_Written task_
Repeat every line exactly, keeping the pictures out of the copy.

**********

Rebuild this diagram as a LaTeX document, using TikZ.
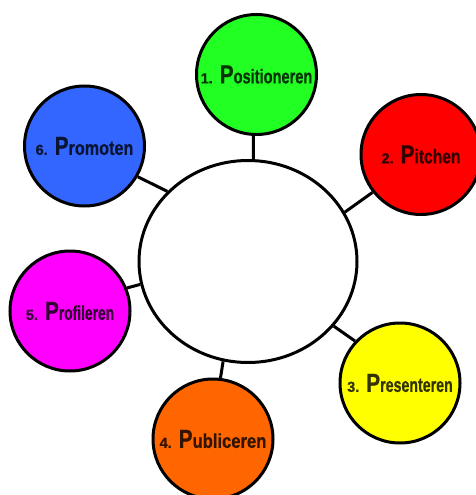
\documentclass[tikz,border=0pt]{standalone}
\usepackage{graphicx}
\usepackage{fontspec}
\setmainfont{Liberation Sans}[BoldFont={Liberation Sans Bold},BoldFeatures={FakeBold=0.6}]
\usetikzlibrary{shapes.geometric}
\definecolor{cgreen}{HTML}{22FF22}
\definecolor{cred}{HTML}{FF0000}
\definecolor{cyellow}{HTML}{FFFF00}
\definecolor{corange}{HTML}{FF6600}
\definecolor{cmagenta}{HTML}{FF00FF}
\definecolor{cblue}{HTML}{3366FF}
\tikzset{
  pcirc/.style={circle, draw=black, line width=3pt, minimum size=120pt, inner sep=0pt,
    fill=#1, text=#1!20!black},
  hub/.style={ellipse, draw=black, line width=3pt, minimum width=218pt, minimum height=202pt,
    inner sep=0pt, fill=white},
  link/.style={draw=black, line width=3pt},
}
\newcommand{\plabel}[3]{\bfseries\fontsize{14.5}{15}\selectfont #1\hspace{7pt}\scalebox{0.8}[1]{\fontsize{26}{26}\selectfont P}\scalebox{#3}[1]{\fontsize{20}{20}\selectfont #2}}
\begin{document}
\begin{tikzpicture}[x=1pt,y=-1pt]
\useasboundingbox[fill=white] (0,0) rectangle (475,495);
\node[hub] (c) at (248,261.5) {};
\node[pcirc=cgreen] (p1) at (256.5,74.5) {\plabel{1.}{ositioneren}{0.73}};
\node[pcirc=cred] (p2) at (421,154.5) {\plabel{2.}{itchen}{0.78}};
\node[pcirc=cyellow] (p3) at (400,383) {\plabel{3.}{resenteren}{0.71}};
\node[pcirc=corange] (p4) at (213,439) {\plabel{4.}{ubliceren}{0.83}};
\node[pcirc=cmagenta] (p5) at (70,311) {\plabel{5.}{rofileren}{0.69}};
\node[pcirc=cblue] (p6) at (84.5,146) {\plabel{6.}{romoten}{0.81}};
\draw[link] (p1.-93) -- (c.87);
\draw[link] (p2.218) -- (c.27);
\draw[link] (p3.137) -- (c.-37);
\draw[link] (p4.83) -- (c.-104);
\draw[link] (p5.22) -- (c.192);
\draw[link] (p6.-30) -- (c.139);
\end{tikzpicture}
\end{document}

**********

_Written solution_
Rebuild this diagram as a LaTeX document, using TikZ.
\documentclass[tikz,border=0pt]{standalone}
\usepackage{graphicx}
\usepackage{fontspec}
\setmainfont{Liberation Sans}[BoldFont={Liberation Sans Bold},BoldFeatures={FakeBold=0.6}]
\usetikzlibrary{shapes.geometric}
\definecolor{cgreen}{HTML}{22FF22}
\definecolor{cred}{HTML}{FF0000}
\definecolor{cyellow}{HTML}{FFFF00}
\definecolor{corange}{HTML}{FF6600}
\definecolor{cmagenta}{HTML}{FF00FF}
\definecolor{cblue}{HTML}{3366FF}
\tikzset{
  pcirc/.style={circle, draw=black, line width=3pt, minimum size=120pt, inner sep=0pt,
    fill=#1, text=#1!20!black},
  hub/.style={ellipse, draw=black, line width=3pt, minimum width=218pt, minimum height=202pt,
    inner sep=0pt, fill=white},
  link/.style={draw=black, line width=3pt},
}
\newcommand{\plabel}[3]{\bfseries\fontsize{14.5}{15}\selectfont #1\hspace{7pt}\scalebox{0.8}[1]{\fontsize{26}{26}\selectfont P}\scalebox{#3}[1]{\fontsize{20}{20}\selectfont #2}}
\begin{document}
\begin{tikzpicture}[x=1pt,y=-1pt]
\useasboundingbox[fill=white] (0,0) rectangle (475,495);
\node[hub] (c) at (248,261.5) {};
\node[pcirc=cgreen] (p1) at (256.5,74.5) {\plabel{1.}{ositioneren}{0.73}};
\node[pcirc=cred] (p2) at (421,154.5) {\plabel{2.}{itchen}{0.78}};
\node[pcirc=cyellow] (p3) at (400,383) {\plabel{3.}{resenteren}{0.71}};
\node[pcirc=corange] (p4) at (213,439) {\plabel{4.}{ubliceren}{0.83}};
\node[pcirc=cmagenta] (p5) at (70,311) {\plabel{5.}{rofileren}{0.69}};
\node[pcirc=cblue] (p6) at (84.5,146) {\plabel{6.}{romoten}{0.81}};
\draw[link] (p1.-93) -- (c.87);
\draw[link] (p2.218) -- (c.27);
\draw[link] (p3.137) -- (c.-37);
\draw[link] (p4.83) -- (c.-104);
\draw[link] (p5.22) -- (c.192);
\draw[link] (p6.-30) -- (c.139);
\end{tikzpicture}
\end{document}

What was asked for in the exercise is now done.